= Problem requirements =
Show every line that has the string "this" in it.

= Data provided =
--

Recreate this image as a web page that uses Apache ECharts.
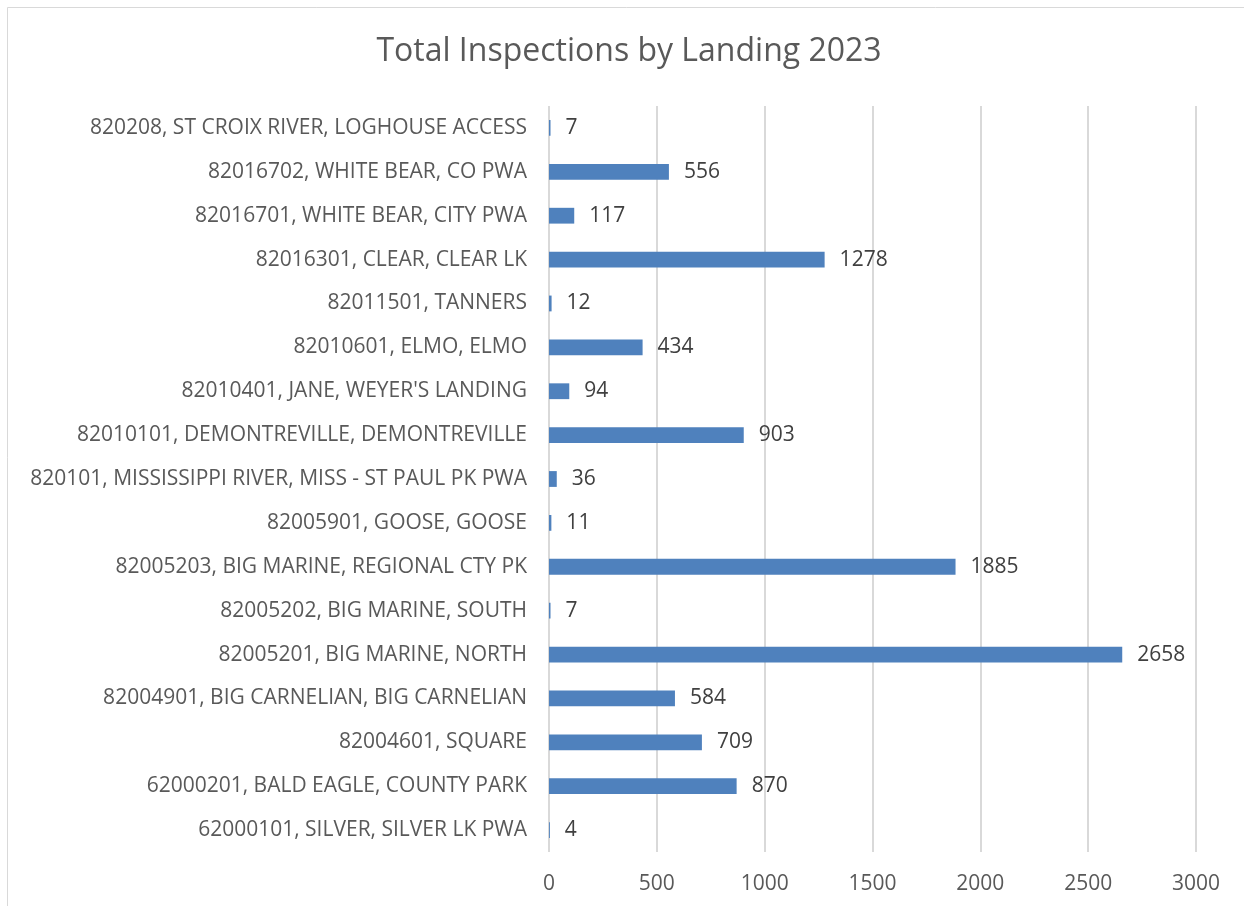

--

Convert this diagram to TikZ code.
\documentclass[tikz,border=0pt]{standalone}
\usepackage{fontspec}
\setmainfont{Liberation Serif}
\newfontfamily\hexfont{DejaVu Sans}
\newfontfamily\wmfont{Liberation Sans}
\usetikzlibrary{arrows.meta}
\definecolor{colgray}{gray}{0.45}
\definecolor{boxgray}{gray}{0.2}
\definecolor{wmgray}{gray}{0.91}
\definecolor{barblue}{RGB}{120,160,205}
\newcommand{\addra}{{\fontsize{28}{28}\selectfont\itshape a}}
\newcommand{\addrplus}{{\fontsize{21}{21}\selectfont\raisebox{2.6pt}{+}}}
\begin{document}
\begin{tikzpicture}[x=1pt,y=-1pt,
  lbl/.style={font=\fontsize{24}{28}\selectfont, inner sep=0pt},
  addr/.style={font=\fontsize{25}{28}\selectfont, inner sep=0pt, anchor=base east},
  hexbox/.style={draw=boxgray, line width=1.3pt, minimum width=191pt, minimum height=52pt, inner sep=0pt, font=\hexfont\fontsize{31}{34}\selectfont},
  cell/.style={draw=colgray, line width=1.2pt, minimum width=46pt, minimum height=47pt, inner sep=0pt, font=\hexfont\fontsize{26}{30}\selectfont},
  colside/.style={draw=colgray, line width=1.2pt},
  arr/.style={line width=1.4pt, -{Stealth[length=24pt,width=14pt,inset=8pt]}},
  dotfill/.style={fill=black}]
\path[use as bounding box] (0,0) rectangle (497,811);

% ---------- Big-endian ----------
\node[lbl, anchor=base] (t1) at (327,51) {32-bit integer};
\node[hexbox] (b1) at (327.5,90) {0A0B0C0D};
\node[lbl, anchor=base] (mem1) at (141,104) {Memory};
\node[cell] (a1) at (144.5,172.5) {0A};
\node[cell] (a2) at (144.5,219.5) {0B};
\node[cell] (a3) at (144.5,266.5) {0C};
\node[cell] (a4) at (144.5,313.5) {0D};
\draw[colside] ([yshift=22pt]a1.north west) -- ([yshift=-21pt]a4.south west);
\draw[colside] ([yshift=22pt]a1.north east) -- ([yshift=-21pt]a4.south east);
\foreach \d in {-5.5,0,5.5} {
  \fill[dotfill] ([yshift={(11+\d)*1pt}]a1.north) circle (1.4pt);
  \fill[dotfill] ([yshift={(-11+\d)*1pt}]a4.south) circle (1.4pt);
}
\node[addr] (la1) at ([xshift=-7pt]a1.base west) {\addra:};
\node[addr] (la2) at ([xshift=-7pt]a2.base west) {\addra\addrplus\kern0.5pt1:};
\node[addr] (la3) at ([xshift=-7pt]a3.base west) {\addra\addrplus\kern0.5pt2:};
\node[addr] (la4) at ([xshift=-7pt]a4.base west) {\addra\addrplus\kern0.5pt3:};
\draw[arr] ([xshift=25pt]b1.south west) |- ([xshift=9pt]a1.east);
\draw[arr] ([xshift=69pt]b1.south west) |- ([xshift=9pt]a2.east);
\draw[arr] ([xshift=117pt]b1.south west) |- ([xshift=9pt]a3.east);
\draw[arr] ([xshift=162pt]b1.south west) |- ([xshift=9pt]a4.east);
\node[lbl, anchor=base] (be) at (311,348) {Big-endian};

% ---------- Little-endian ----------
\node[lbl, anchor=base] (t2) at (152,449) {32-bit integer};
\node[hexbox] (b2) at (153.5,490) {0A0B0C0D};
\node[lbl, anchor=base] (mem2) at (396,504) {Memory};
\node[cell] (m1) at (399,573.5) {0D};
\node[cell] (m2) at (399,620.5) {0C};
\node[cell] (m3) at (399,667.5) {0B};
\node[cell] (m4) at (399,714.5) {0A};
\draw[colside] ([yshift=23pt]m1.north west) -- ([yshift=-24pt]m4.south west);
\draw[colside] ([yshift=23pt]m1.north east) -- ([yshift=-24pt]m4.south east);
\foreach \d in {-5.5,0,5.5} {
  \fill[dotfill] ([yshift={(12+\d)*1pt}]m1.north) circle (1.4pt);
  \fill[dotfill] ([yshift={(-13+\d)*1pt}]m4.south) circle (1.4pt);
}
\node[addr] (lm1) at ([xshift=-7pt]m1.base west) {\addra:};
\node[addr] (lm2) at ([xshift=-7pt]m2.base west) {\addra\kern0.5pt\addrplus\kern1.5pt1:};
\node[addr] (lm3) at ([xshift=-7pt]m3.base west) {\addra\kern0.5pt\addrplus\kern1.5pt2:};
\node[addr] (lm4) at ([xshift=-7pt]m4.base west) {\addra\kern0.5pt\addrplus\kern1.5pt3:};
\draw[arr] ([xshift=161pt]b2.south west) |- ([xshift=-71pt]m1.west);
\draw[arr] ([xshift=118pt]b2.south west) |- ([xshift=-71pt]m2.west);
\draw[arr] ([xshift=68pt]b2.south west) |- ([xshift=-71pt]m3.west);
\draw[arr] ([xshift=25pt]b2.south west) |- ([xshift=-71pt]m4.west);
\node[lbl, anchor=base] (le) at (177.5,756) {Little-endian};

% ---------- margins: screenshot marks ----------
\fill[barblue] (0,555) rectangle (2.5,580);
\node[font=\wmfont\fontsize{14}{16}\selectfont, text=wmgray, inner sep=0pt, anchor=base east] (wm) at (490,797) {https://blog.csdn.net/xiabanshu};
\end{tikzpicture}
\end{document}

--

= Solved problem =
Recreate this image as a web page that uses Apache ECharts.
Convert this diagram to TikZ code.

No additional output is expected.